I am trying to find the total energy of an underdamped harmonic oscillator, where $\gamma << \omega_0$, whose displacement as a function of time is:
$$y(t)=y_0e^{-\frac{\gamma}{2}t}\cos{(\omega_0 t+\alpha)}.$$
So the total energy is the sum of the kinetic and the potential, $\text{E}=\frac{1}{2}m\left(\frac{dy}{dt}\right)^2 +\frac{1}{2}ky^2$
This gives the following:
$$\text{E}=\frac{1}{2}my_0^2e^{-\gamma t}\left[\frac{\gamma^2}{4}\cos^2(\omega_0 t+\alpha)+\gamma\omega_0\cos(\omega_0 t+\alpha)\sin(\omega_0 t+\alpha)+\omega_0^2\sin^2(\omega_0 t+\alpha)\right] + \frac{1}{2}ky_0^2e^{-\gamma t}\cos^2(\omega_0 t+\alpha).$$
The answer I am trying to get to is $\text{E}=\frac{1}{2}ky_0^2e^{-\gamma t}$, which is just the sum of the last two terms, using the fact that $\omega_0=\sqrt{\frac{k}{m}}$. I was just wondering what happens to the first two terms?

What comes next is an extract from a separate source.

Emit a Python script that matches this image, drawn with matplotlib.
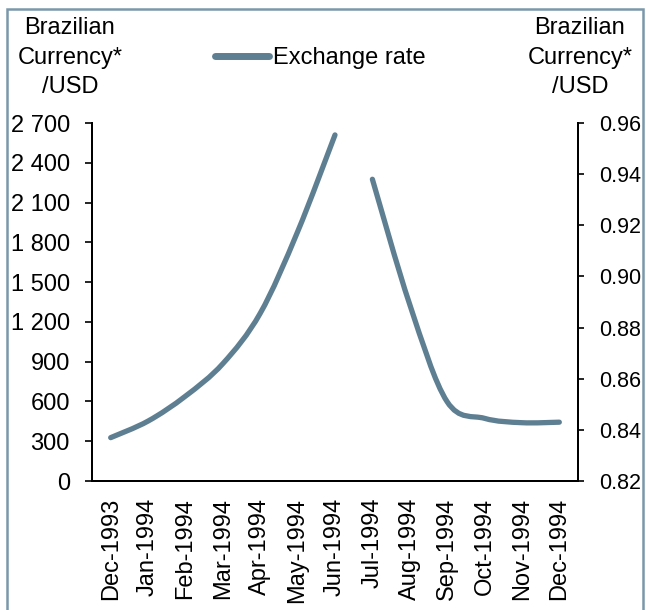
import matplotlib
matplotlib.use("Agg")
import matplotlib.pyplot as plt
from matplotlib.path import Path
from matplotlib.patches import PathPatch, Rectangle
from matplotlib.lines import Line2D
from matplotlib.ticker import FuncFormatter, MultipleLocator

plt.rcParams['font.family'] = ['Liberation Sans', 'DejaVu Sans']

# data
months = ['Dec-1993', 'Jan-1994', 'Feb-1994', 'Mar-1994', 'Apr-1994', 'May-1994',
          'Jun-1994', 'Jul-1994', 'Aug-1994', 'Sep-1994', 'Oct-1994', 'Nov-1994',
          'Dec-1994']
cruzeiro_real = [327, 452, 640, 885, 1265, 1880, 2610]       # Dec-1993 .. Jun-1994, left axis
real = [0.938, 0.889, 0.851, 0.8445, 0.8428, 0.8430, 0.8441]  # Jul-1994 .. Dec-1994, right axis

col = '#5E7F92'
fs = 17


def smooth_path(xs, ys):  # сглаженная линия как в Excel (кривые Безье)
    pts = list(zip(xs, ys))
    n = len(pts)
    verts = [pts[0]]
    codes = [Path.MOVETO]
    for i in range(n - 1):
        p0 = pts[max(i - 1, 0)]
        p1 = pts[i]
        p2 = pts[i + 1]
        p3 = pts[min(i + 2, n - 1)]
        c1 = (p1[0] + (p2[0] - p0[0]) / 6, p1[1] + (p2[1] - p0[1]) / 6)
        c2 = (p2[0] - (p3[0] - p1[0]) / 6, p2[1] - (p3[1] - p1[1]) / 6)
        verts += [c1, c2, p2]
        codes += [Path.CURVE4] * 3
    return Path(verts, codes)


fig = plt.figure(figsize=(6.46, 6.10), dpi=100)
ax = fig.add_axes([92 / 646, 1 - 481 / 610, 486 / 646, 358 / 610])
ax2 = ax.twinx()

x1 = list(range(len(cruzeiro_real)))
x2 = list(range(len(cruzeiro_real), len(months)))
ax.add_patch(PathPatch(smooth_path(x1, cruzeiro_real), fill=False, edgecolor=col,
                       lw=3.8, capstyle='round', joinstyle='round'))
ax2.add_patch(PathPatch(smooth_path(x2, real), fill=False, edgecolor=col,
                        lw=3.8, capstyle='round', joinstyle='round'))

ax.set_xlim(-0.5, len(months) - 0.5)
ax.set_ylim(0, 2700)
ax2.set_ylim(0.82, 0.96)
ax.yaxis.set_major_locator(MultipleLocator(300))
ax2.yaxis.set_major_locator(MultipleLocator(0.02))
ax.yaxis.set_major_formatter(FuncFormatter(lambda v, p: f"{int(round(v)):,}".replace(",", " ")))
ax2.yaxis.set_major_formatter(FuncFormatter(lambda v, p: f"{v:.2f}"))

ax.set_xticks(range(len(months)))
ax.set_xticklabels(months, rotation=90, fontsize=fs)
ax.tick_params(axis='x', length=0, pad=12)
ax.tick_params(axis='y', labelsize=fs, length=5, width=1.2, pad=11, direction='out')
ax2.tick_params(axis='y', labelsize=15.5, length=4, width=1.2, pad=11, direction='out')

for a in (ax, ax2):
    a.spines['top'].set_visible(False)
    for s in ('left', 'right', 'bottom'):
        a.spines[s].set_linewidth(1.4)
        a.spines[s].set_color('black')

fig.text(70 / 646, 1 - 17 / 610, 'Brazilian\nCurrency*\n/USD', ha='center', va='top',
         fontsize=fs, linespacing=1.45)
fig.text(580 / 646, 1 - 17 / 610, 'Brazilian\nCurrency*\n/USD', ha='center', va='top',
         fontsize=fs, linespacing=1.45)

h = Line2D([], [], color=col, lw=5, solid_capstyle='round')
fig.legend(handles=[h], labels=['Exchange rate'], loc='center',
           bbox_to_anchor=(320 / 646, 1 - 58 / 610), frameon=False, fontsize=fs,
           handlelength=2.3, handletextpad=0.15)

# рамка вокруг рисунка
fig.patches.append(Rectangle((7 / 646, -0.05), (643 - 7) / 646, 1.05 - 8.5 / 610,
                             transform=fig.transFigure, fill=False,
                             edgecolor='#7A98AA', lw=1.8, clip_on=False))

fig.savefig('out.png', dpi=100)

They don't cancel each other out (as far as I am aware), and although I can use $\gamma <<\omega_0$ to get rid of the first term, I can't for the second (I don't think).
Best Answer
Rewrite your expression for $E$ as $$\text{E}=\frac{1}{2}m\omega_0^2y_0^2e^{-\gamma t} \left[1+\frac{\gamma^2}{4\omega_0^2}\cos^2(\omega_0 t+\alpha)+\frac{\gamma}{\omega_0}\cos(\omega_0 t+\alpha)\sin(\omega_0 t+\alpha)\right]\, .$$
This way you can directly compare the $\cos^2(\omega_0 t+\alpha_)$ and $\cos(\omega_0t+\alpha)\sin(\omega_0t+\alpha)$ terms with $1$ using $\frac{\gamma}{\omega_0}\ll 1$.